In a collaboration between the Brandeis Undergraduate Student Union and the International Center for Ethics, Justice and Public Life, ’DEIS Impact presented its fifth annual “Festival of Social Justice.” It runs from Jan. 28 to Feb. 7, with a collection of all sort of events, workshops, etc. that explore social justice not only on campus, but around the world.
It engages the campus community to discuss what social justice really means and what students can do to make their own impact. On Tuesday, Feb. 2, an event called “Supporting Youth-Led Social Justice Organization” was held in the International Lounge of Usdan. Not as many people showed up; however, you could tell that the speakers were ready to share some important information. It was panel style, with Bethlehem Seifu Belaineh ’16, a member of the ’DEIS Impact Steering Committee, as moderator. There were four speakers on at the table, Boston Black Lives Matter leader Daunasia Yancey, Student Union President Nyah Macklin ’16, Khadijah Lynch ’16 and Heller students Christian Perry and Rima Chaudry.
Though the title of the event was to focus on the funding of social justice organizations, a lot of the discussion focused on measures surrounding the Ford Hall protests last semester. Students sat in at the Bernstein-Marcus administration building of Brandeis University with a list demanding racial equality in a letter outlined to President Lynch. Some of the demands included a 10 percent increase in the number of full-time African American faculty at Brandeis, a curriculum that would have more racial awareness and an appointment of a vice president of diversity and inclusion. Their demands were eventually addressed by the administration and came to an agreement.
The most intriguing part of the panel had to do with Lynch, who was one of the leaders of the discussion. During the summer of 2014, she made a tweet from her personal Twitter account about police violence. She said she was so frustrated with what was going on that she had to speak her mind. Once she had tweeted it, she said she got a message from someone instantly saying that they were going to write an article on her. Everything got blown out of proportion, and Lynch said she was receiving all types of messages, from death threats to journalists asking for comments on what she said. Lynch and her fellow panelists reiterated the statement, especially in regard to the Ford Hall protests that Brandeis University “says it supports social justice but is run by white supremacists who don’t do what the college stands for.”

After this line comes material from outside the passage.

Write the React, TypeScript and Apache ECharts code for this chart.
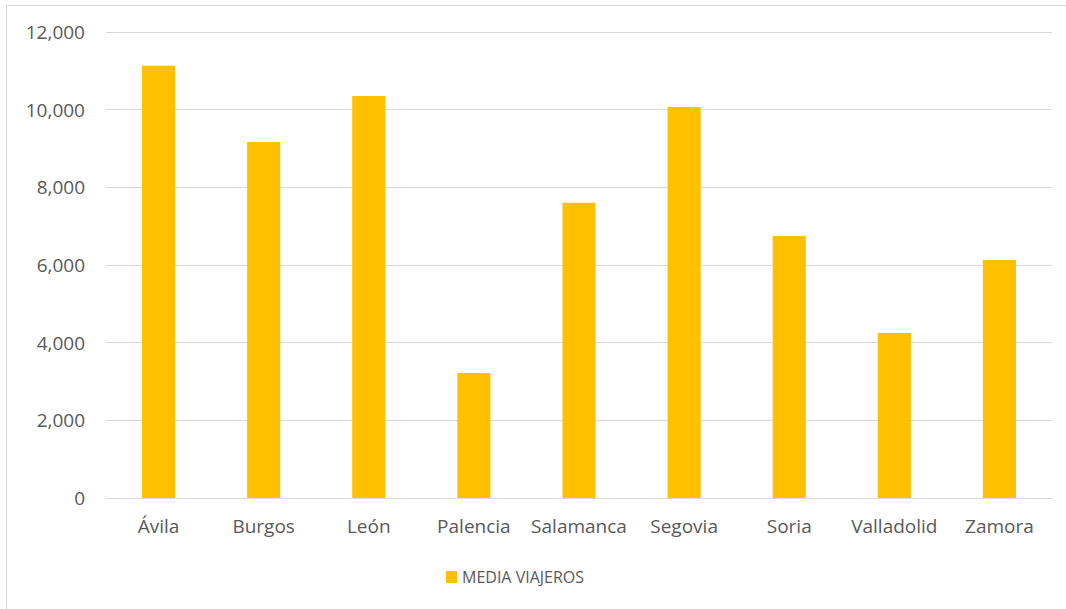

One essential question that was asked near the end of the panel was how do organizations such as Black Lives Matter receive funding? One of the main debates was on wealthy white people who donate money to Black Lives Matter groups. These people, according to the panelists, are similar to the Brandeis Administration who say they support social justice groups, but when push comes to shove, really don’t. However, a majority of the panelists said that they would accept their money. Students certainly should make an effort to come out to some of the ’DEIS Impact events, as this panel was highly informational.